When they named the network Hive after the forced rebrand.
I would have went for something less generic like Hydra or something.

I don't know what to tell you man: you are right.

But also this is just how republics work.
The people who get elected don't have to ask for permission.
They act first and deal with the fallout afterwards.
There are benefits and pitfalls to doing it this way.
Strong leadership and power consolidation are a double-edged sword.

My analysis of the situation is that most on Hive exaggerate the problems and downplay the benefit.
We can argue this is suboptimal and it "shouldn't be like this" all we want,
but at the end of the day everyone on Hive implicitly agrees with the rules.
Whether they like it or not.
It's opt-in governance.

but at the end of the day everyone on Hive implicitly agrees with the rules. Whether they like it or not. It's opt-in governance.

Or just leave, like most do...

The whole point in the beginning was to be a new revolutionary way to govern, but it ended up being just a copy of the current Centralized US Gov... So, Hive is a failed experiment really.

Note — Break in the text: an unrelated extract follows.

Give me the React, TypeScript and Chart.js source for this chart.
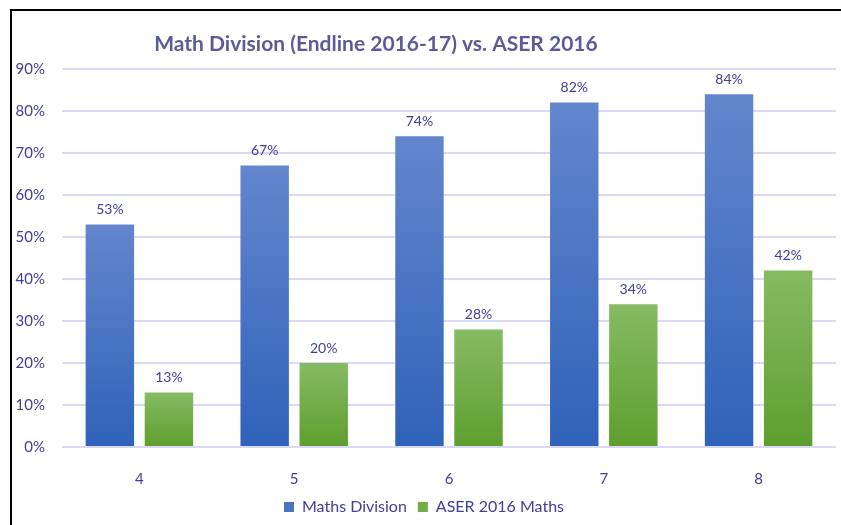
import React, { useEffect, useRef } from "react";
import { Chart, registerables } from "chart.js";

Chart.register(...registerables);

const categories = ["4", "5", "6", "7", "8"];
const mathsDivision = [53, 67, 74, 82, 84];
const aser2016Maths = [13, 20, 28, 34, 42];
const seriesNames = ["Maths Division", "ASER 2016 Maths"];
const titleText = "Math Division (Endline 2016-17) vs. ASER 2016";

const FONT = "Lato, 'Open Sans', sans-serif";
const TEXT = "#40409a";
const GRID = "#d9d9f5";

function barGradient(top: string, bottom: string) {
  return (ctx: any) => {
    const chart = ctx.chart;
    if (!chart.chartArea || ctx.raw == null) return bottom;
    const y = chart.scales.y;
    const g = chart.ctx.createLinearGradient(0, y.getPixelForValue(ctx.raw), 0, y.getPixelForValue(0));
    g.addColorStop(0, top);
    g.addColorStop(1, bottom);
    return g;
  };
}

const dataLabels = {
  id: "dataLabels",
  afterDatasetsDraw(chart: any) {
    const c = chart.ctx;
    c.save();
    c.font = `14px ${FONT}`;
    c.fillStyle = TEXT;
    c.textAlign = "center";
    c.textBaseline = "bottom";
    chart.data.datasets.forEach((ds: any, i: number) => {
      const meta = chart.getDatasetMeta(i);
      meta.data.forEach((el: any, j: number) => {
        c.fillText(`${Math.round(ds.data[j])}%`, el.x, el.y - 8);
      });
    });
    c.restore();
  },
};

const titlePlugin = {
  id: "customTitle",
  afterDraw(chart: any) {
    const c = chart.ctx;
    c.save();
    c.font = `bold 21px ${FONT}`;
    c.fillStyle = "#5b5b99";
    c.textAlign = "center";
    c.textBaseline = "middle";
    c.fillText(titleText, chart.width * 0.439, 33);
    c.restore();
  },
};

export default function App() {
  const ref = useRef<HTMLCanvasElement>(null);
  useEffect(() => {
    if (!ref.current) return;
    const chart = new Chart(ref.current, {
      type: "bar",
      data: {
        labels: categories,
        datasets: [
          {
            label: seriesNames[0],
            data: mathsDivision,
            backgroundColor: barGradient("#6386cd", "#2f62b9"),
            categoryPercentage: 0.763,
            barPercentage: 0.82,
          },
          {
            label: seriesNames[1],
            data: aser2016Maths,
            backgroundColor: barGradient("#86bb63", "#5e9e2e"),
            categoryPercentage: 0.763,
            barPercentage: 0.82,
          },
        ],
      },
      options: {
        animation: false,
        responsive: true,
        maintainAspectRatio: false,
        layout: { padding: { top: 58, right: 5, left: 0, bottom: 0 } },
        plugins: {
          title: { display: false },
          tooltip: { enabled: false },
          legend: {
            position: "bottom",
            labels: {
              boxWidth: 10,
              boxHeight: 10,
              padding: 11,
              color: TEXT,
              font: { family: FONT, size: 16 },
              generateLabels: (ch: any) =>
                ch.data.datasets.map((ds: any, i: number) => ({
                  text: ds.label,
                  fillStyle: i === 0 ? "#4a74c6" : "#72ad48",
                  strokeStyle: "transparent",
                  lineWidth: 0,
                  datasetIndex: i,
                  fontColor: TEXT,
                })),
            },
          },
        },
        scales: {
          x: {
            grid: { display: false, drawTicks: false },
            border: { display: false },
            afterFit: (s: any) => {
              s.height = 41;
            },
            ticks: { color: TEXT, font: { family: FONT, size: 15 }, padding: 23 },
          },
          y: {
            min: 0,
            max: 90,
            grid: { color: GRID, lineWidth: 2, drawTicks: false },
            border: { display: false },
            afterFit: (s: any) => {
              s.width = 50;
            },
            ticks: {
              stepSize: 10,
              color: TEXT,
              padding: 17,
              font: { family: FONT, size: 15 },
              callback: (v: any) => `${v}%`,
            },
          },
        },
      },
      plugins: [dataLabels, titlePlugin],
    });
    return () => chart.destroy();
  }, []);
  return (
    <div
      style={{
        position: "fixed",
        left: 10,
        top: 9,
        right: 0,
        bottom: 0,
        borderLeft: "2px solid #000",
        borderTop: "2px solid #000",
        background: "#fff",
      }}
    >
      <div style={{ position: "absolute", left: 0, top: 0, right: 0, bottom: 0 }}>
        <canvas ref={ref} />
      </div>
    </div>
  );
}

I can see how easy it is to come to this conclusion, but I don't agree for a handful of reasons.
A big one is USG doesn't control USD, but Hive does control Hive and HBD.
Citizens of America do not benefit from a strong dollar, in fact the opposite is often true.
Citizens of Hive directly benefit from a strong currency, and the currency has other utility besides storing value.
I could go on, and have in other posts, but your name is literally Not-Convinced so...
Clearly these things need to be proven rather than speculated upon.

But calling Hive a failed experiment is extremely premature.

This network will continue running until something exponentially better comes along, which I doubt will happen.

A lack of growth year over year shows stagnation, so definitely not a success and in my eyes; A failed experiment, because the end result was not at all revolutionary and at this point will not be seen, at least for years to come if ever.

All Hive has proven is that you only need a small community to make the economics work for a consistent period of time.

By the way, I didn't say it was exactly the same when you get into the details. It's the basics that are close enough. It doesn't have to be that way though, because of the differences, like realtime voting. The problem is mostly with the average complacent human. If that can't be accounted for then there's going to be little difference. Stake weighted voting didn't counter this, it just made it worse.